Evaluation of Nox-2, Nox-4, Nrf-2 and HO-1 expression in HKs by immunofluorescence after H₂O₂ treatment. (a-d) Representative micrographs of HKs obtained from each group stained with an anti-Nox-2 antibody (red, a), an anti-Nox-4 antibody (green, b), an anti-Nrf-2 antibody (red, c), and an anti-HO-1 antibody (green, d) are shown in the upper panels. The middle panels show the corresponding images of DAPI-stained sections (blue). The lower panels show merged images. Scale bar = 100 μm. DAPI, 4'-6-diamidino-2-phenylindole. (e) The mean fluorescence intensity of Nox-2, Nox-4, Nrf-2 and HO-1 in the experimental groups. The data are presented as the means ± SDs; n = 3 per group. **P < 0.01, ***P < 0.001. The 10⁶ kPa group, included conventional cell culture stiffness groups (the matrix stiffness of the rigid plastic dishes). The 34.88 kPa group, normal corneal mechanics microenvironment group.

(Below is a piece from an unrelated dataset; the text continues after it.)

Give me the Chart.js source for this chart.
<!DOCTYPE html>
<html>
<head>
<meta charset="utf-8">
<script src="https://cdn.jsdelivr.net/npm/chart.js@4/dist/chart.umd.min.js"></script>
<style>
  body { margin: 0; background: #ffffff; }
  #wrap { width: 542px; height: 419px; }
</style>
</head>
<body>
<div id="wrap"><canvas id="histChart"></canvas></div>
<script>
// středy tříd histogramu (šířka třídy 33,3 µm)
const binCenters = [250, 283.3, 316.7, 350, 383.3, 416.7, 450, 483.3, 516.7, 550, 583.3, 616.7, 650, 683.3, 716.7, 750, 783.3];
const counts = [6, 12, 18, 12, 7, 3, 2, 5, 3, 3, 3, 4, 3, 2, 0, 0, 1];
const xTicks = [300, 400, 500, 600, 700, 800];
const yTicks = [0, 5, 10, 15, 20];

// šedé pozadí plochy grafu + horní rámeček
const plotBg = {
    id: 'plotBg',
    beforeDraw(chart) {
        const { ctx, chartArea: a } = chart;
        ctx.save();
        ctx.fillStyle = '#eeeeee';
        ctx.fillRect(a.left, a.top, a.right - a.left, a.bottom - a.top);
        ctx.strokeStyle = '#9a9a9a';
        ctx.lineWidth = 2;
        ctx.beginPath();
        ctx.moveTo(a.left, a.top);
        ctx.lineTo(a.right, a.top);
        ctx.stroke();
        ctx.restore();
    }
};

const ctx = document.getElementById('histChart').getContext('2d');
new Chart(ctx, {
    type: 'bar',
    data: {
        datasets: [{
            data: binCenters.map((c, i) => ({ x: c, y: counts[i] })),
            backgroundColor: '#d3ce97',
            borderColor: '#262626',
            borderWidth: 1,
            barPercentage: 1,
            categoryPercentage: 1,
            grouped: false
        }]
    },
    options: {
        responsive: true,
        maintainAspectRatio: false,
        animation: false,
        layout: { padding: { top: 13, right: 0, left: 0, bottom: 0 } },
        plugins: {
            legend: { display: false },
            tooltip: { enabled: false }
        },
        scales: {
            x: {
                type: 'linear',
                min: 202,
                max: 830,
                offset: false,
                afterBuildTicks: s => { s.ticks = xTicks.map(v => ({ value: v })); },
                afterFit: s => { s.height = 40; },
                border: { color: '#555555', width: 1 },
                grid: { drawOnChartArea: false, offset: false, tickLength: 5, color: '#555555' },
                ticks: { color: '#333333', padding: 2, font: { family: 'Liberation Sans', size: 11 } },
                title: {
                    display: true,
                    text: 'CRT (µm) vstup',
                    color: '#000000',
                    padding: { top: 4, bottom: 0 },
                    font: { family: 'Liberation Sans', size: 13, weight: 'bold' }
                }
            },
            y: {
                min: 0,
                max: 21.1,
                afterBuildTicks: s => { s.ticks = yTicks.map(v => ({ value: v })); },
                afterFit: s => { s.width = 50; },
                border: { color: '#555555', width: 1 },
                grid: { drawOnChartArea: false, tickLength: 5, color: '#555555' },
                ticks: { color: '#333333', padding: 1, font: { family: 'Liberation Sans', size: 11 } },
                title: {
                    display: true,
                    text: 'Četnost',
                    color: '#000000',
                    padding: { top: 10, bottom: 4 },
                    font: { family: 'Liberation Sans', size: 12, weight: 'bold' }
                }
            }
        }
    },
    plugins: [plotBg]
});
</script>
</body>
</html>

The 16.70 kPa group, KC mechanical microenvironment group.

Figure 9

Expression levels of Nox-2, Nox-4, Nrf-2 and HO-1 in HKs under different experimental conditions after H₂O₂ treatment. (a-d) Representative immunoblotting showing the protein levels of Nox-2, Nox-4, Nrf-2 and HO-1 in HKs (upper panel) and densitometric analysis of the expression of Nox-2, Nox-4, Nrf-2 and HO-1 relative to the loading control (lower panel). The original blots are presented in S Figs. 10-14. Tukey's post hoc test was used to identify significant differences between samples. The data are presented as the means ± SDs, n = 3 per group. *P < 0.05, **P < 0.01, ***P < 0.001, vs. the 34.88 kPa-H₂O₂ group. ^#P < 0.05, and ^###P < 0.001, vs. the 16.70 kPa-H₂O₂ group. ⁺P < 0.05, ⁺⁺⁺P < 0.001, vs. the 16.70 kPa-H₂O₂-SF group.